Let $s_0$ and $s_1$ be arbitrary real numbers. Suppose $\alpha, \beta >0$ such that $\alpha + \beta = 1$. Define the sequence for $n \geq 1$, $$s_{n+1} = \alpha s_{n} + \beta s_{n-1}. $$ I'm trying to show that the sequence is Cauchy by considering the successive differences, $|s_{n+1} - s_n|$. Clearly, $$|s_{n+1} - s_n| = |\alpha s_n + \beta s_{n-1} - s_n | = \beta |s_n - s_{n-1}|.$$ Since $0 < \beta < 1, |s_{n+1} - s_n| < |s_n - s_{n-1}|$. Therefore as $n \to \infty$, the difference between subsequent terms decreases.
Does this imply that the sequence is a Cauchy sequence? If so, is there a way of making my argument more rigorous?

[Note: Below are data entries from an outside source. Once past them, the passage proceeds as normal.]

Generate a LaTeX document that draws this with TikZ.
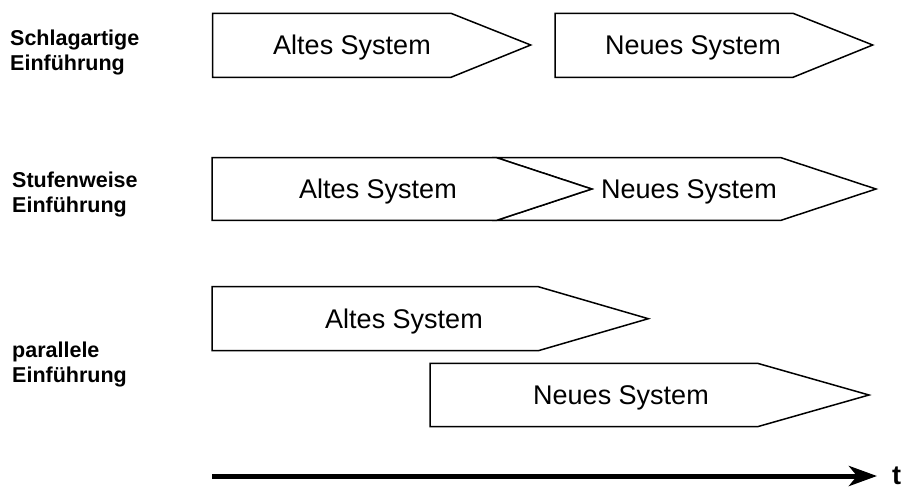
\documentclass[tikz,border=0pt]{standalone}
\usepackage{fontspec}
\setmainfont{Liberation Sans}
\usetikzlibrary{arrows.meta}
\begin{document}
\begin{tikzpicture}[x=1pt,y=-1pt,
  sysbox/.style={draw=black, line width=1.5pt, line join=miter, fill=white},
  systext/.style={font=\fontsize{27}{30}\selectfont, anchor=base, inner sep=0pt},
  rowlabel/.style={font=\fontsize{21.5}{25}\selectfont\bfseries, align=left, anchor=north west, inner sep=0pt},
  timeaxis/.style={line width=5pt, -{Stealth[length=28pt,width=20pt,inset=8pt]}}]
\useasboundingbox[fill=white] (0,0) rectangle (906,491);

% row labels
\node[rowlabel] (l1) at (10,30) {Schlagartige\\Einführung};
\node[rowlabel] (l2) at (12,172) {Stufenweise\\Einführung};
\node[rowlabel] (l3) at (12,342) {parallele\\Einführung};

% row 1: Schlagartige Einführung
\draw[sysbox] (212.7,13.3) -- (451,13.3) -- (530.7,45) -- (451,77.3) -- (212.7,77.3) -- cycle;
\draw[sysbox] (555,13.3) -- (793,13.3) -- (872.7,45) -- (793,77.3) -- (555,77.3) -- cycle;
\node[systext] (a1) at (352,54.5) {Altes System};
\node[systext] (n1) at (693,54.5) {Neues System};

% row 2: Stufenweise Einführung
\draw[sysbox] (496.7,157.7) -- (781,157.7) -- (876,189) -- (781,220.3) -- (496.7,220.3) -- (591.7,189) -- cycle;
\draw[sysbox] (212,157.7) -- (496.7,157.7) -- (591.7,189) -- (496.7,220.3) -- (212,220.3) -- cycle;
\node[systext] (a2) at (378,198.5) {Altes System};
\node[systext] (n2) at (689,198.5) {Neues System};

% row 3: parallele Einführung
\draw[sysbox] (212,286.7) -- (538.3,286.7) -- (648.3,318.7) -- (538.3,350.7) -- (212,350.7) -- cycle;
\draw[sysbox] (430,363.3) -- (757.5,363.3) -- (869,395) -- (757.5,426.7) -- (430,426.7) -- cycle;
\node[systext] (a3) at (404,328) {Altes System};
\node[systext] (n3) at (621,404.5) {Neues System};

% time axis
\node[font=\fontsize{27}{30}\selectfont\bfseries, anchor=west, inner sep=0pt] (t) at (892,476) {t};
\coordinate (tstart) at (212,476);
\coordinate (tend) at (877,476);
\draw[timeaxis] (tstart) -- (tend);
\end{tikzpicture}
\end{document}
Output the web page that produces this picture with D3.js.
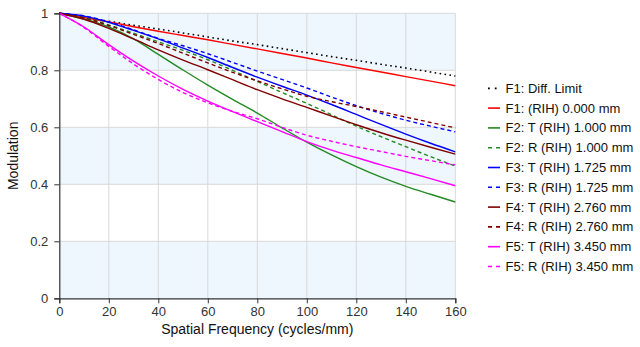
<!DOCTYPE html>
<html><head><meta charset="utf-8">
<script src="https://cdn.jsdelivr.net/npm/d3@7"></script>
<style>body{margin:0;background:#fff;} svg{display:block;font-family:"Liberation Sans",Arial,sans-serif;}</style>
</head><body><svg id="c" width="640" height="347"></svg>
<script>
const freqs = [0,10,20,30,40,50,60,70,80,90,100,110,120,130,140,150,160];
const diffLimit = [1,0.986,0.972,0.958,0.945,0.931,0.917,0.903,0.890,0.876,0.862,0.848,0.835,0.821,0.808,0.794,0.780];
const f1 = [1,0.985,0.970,0.953,0.937,0.922,0.907,0.891,0.875,0.859,0.843,0.826,0.810,0.794,0.778,0.762,0.746];
const f2T = [1,0.980,0.952,0.910,0.856,0.801,0.748,0.698,0.650,0.598,0.548,0.503,0.462,0.425,0.393,0.365,0.338];
const f2R = [1,0.986,0.959,0.930,0.900,0.870,0.837,0.800,0.761,0.722,0.684,0.644,0.604,0.567,0.532,0.497,0.464];
const f3T = [1,0.990,0.968,0.940,0.910,0.878,0.845,0.810,0.776,0.744,0.713,0.680,0.645,0.610,0.576,0.544,0.514];
const f3R = [1,0.991,0.970,0.942,0.912,0.886,0.858,0.828,0.797,0.768,0.738,0.706,0.676,0.649,0.625,0.604,0.584];
const f4T = [1,0.979,0.947,0.910,0.872,0.836,0.802,0.767,0.732,0.700,0.670,0.639,0.609,0.581,0.555,0.530,0.506];
const f4R = [1,0.984,0.957,0.926,0.894,0.860,0.826,0.793,0.763,0.735,0.709,0.690,0.673,0.655,0.636,0.617,0.598];
const f5T = [1,0.952,0.890,0.832,0.780,0.733,0.692,0.655,0.620,0.585,0.550,0.520,0.494,0.468,0.444,0.420,0.395];
const f5R = [1,0.950,0.884,0.822,0.768,0.722,0.686,0.656,0.630,0.600,0.572,0.551,0.532,0.515,0.498,0.483,0.468];
const seriesNames = ["F1: Diff. Limit","F1: (RIH) 0.000 mm","F2: T (RIH) 1.000 mm","F2: R (RIH) 1.000 mm","F3: T (RIH) 1.725 mm","F3: R (RIH) 1.725 mm","F4: T (RIH) 2.760 mm","F4: R (RIH) 2.760 mm","F5: T (RIH) 3.450 mm","F5: R (RIH) 3.450 mm"];
const seriesValues = [diffLimit,f1,f2T,f2R,f3T,f3R,f4T,f4R,f5T,f5R];
const colors = ["#000000","#ff0000","#228b22","#228b22","#0000ff","#0000ff","#800000","#800000","#ff00ff","#ff00ff"];
const dashes = ["1.6,3.4",null,null,"4,3",null,"4,3",null,"4,3",null,"4,3"];
const xTicks = [0,20,40,60,80,100,120,140,160];
const yTicks = [0,0.2,0.4,0.6,0.8,1];

const svg = d3.select("#c");
const L=59.3,R=455.3,T=13.3,B=298.3;
const x = d3.scaleLinear().domain([0,160]).range([L,R]);
const y = d3.scaleLinear().domain([0,1]).range([B,T]);

const bands=[[0,0.2],[0.4,0.6],[0.8,1]];
svg.selectAll("rect.band").data(bands).enter().append("rect")
  .attr("x",L).attr("width",R-L).attr("y",d=>y(d[1])).attr("height",d=>y(d[0])-y(d[1]))
  .attr("fill","#eef6fe");
svg.append("g").selectAll("line").data(xTicks.slice(1)).enter().append("line")
  .attr("x1",d=>x(d)).attr("x2",d=>x(d)).attr("y1",T).attr("y2",B).attr("stroke","#d9d9d9").attr("stroke-width",1);
svg.append("g").selectAll("line").data(yTicks.slice(1)).enter().append("line")
  .attr("x1",L).attr("x2",R).attr("y1",d=>y(d)).attr("y2",d=>y(d)).attr("stroke","#d9d9d9").attr("stroke-width",1);

const line = d3.line().x((d,i)=>x(freqs[i])).y(d=>y(d)).curve(d3.curveMonotoneX);
seriesValues.forEach((vals,k)=>{
  svg.append("path").datum(vals).attr("d",line).attr("fill","none")
    .attr("stroke",colors[k]).attr("stroke-width",k===0?1.6:1.4)
    .attr("stroke-dasharray",dashes[k]);
});

const xa = svg.append("g").attr("transform",`translate(0,${B})`)
  .call(d3.axisBottom(x).tickValues(xTicks).tickFormat(d3.format("d")).tickSizeOuter(0).tickSize(5).tickPadding(3));
const ya = svg.append("g").attr("transform",`translate(${L},0)`)
  .call(d3.axisLeft(y).tickValues(yTicks).tickFormat(d=>d===0?"0":d===1?"1":d3.format(".1f")(d)).tickSizeOuter(0).tickSize(5).tickPadding(6));
[xa,ya].forEach(a=>{
  a.select(".domain").attr("stroke","#333").attr("stroke-width",1.2);
  a.selectAll(".tick line").attr("stroke","#333");
  a.selectAll("text").attr("font-size",13).attr("fill","#333").attr("font-family","Liberation Sans, Arial, sans-serif");
});

svg.append("text").attr("x",(L+R)/2).attr("y",334).attr("text-anchor","middle")
  .attr("font-size",14).attr("fill","#111").text("Spatial Frequency (cycles/mm)");
svg.append("text").attr("transform",`translate(18,${(T+B)/2}) rotate(-90)`).attr("text-anchor","middle")
  .attr("font-size",14).attr("fill","#111").text("Modulation");

const lg = svg.append("g");
seriesNames.forEach((n,k)=>{
  const yy = 88.3 + k*19.8;
  lg.append("line").attr("x1",488).attr("x2",500).attr("y1",yy).attr("y2",yy)
    .attr("stroke",colors[k]).attr("stroke-width",k===0?1.8:1.6)
    .attr("stroke-dasharray",k===0?"1.8,5":(dashes[k]?"4,4":null));
  lg.append("text").attr("x",505.5).attr("y",yy+4.5).attr("font-size",13).attr("fill","#111").text(n);
});
</script></body></html>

Ok, let us finish this with a rigurous $\epsilon$ proof:
You have that $|s_{n+1} - s_n| = \beta |s_n - s_{n-1}|$, so by an easy induction: $$|s_{n+1} - s_n| = \beta^n |s_1 - s_0|$$ Now let us try to see that the sequence is Cauchy by definition. Let $\epsilon>0$ we want to find some $N\in\mathbb{N}$ such that $|s_n-s_m|<\epsilon$ for all $n,m\geq N$. Without loss of generality we may assume $n\geq m$, so: $$|s_n - s_m| =|s_n-s_{n-1}+s_{n-1}+\dots-s_{m+1}+s_{m+1}-s_m|\leq\sum_{j=m}^n|s_j-s_{j+1}|=$$ $$=\sum_{j=m}^n\beta^{j-1} |s_1 - s_0|= |s_1 - s_0|\sum_{j=m}^n\beta^{j-1} $$ Now notice that since $|\beta|<1$ by the geometric series we know that :$$\sum_{j=0}^\infty\beta^{j}<\infty $$ And so: $$\lim_{r\to\infty}\sum_{j=r}^\infty\beta^{j}=0$$ This implies that $\forall~\epsilon>0$ there exists some $N\in\mathbb{N}$ such that: $$\sum_{j=n-1}^\infty\beta^{j}<\frac{\epsilon}{|s_1-s_0|}~\forall~n\geq N$$ In particular $\forall~n,m\geq N$ (we assume $n\geq m$) we have:
$$|s_n - s_m| \leq|s_1-s_0|\sum_{j=m}^n\beta^{j-1} \leq |s_1-s_0|\sum_{j=m}^\infty\beta^{j-1}= |s_1-s_0|\sum_{j=m-1}^\infty\beta^{j}<\epsilon$$ Hence, the sequence is Cauchy by definition.
Remark: I am assuming $s_1\neq s_0$, in other case do the same with $s_a$ and $s_{a-1}$ where $a=\inf\lbrace n\geq 1|s_n\neq s_{n-1}\rbrace$.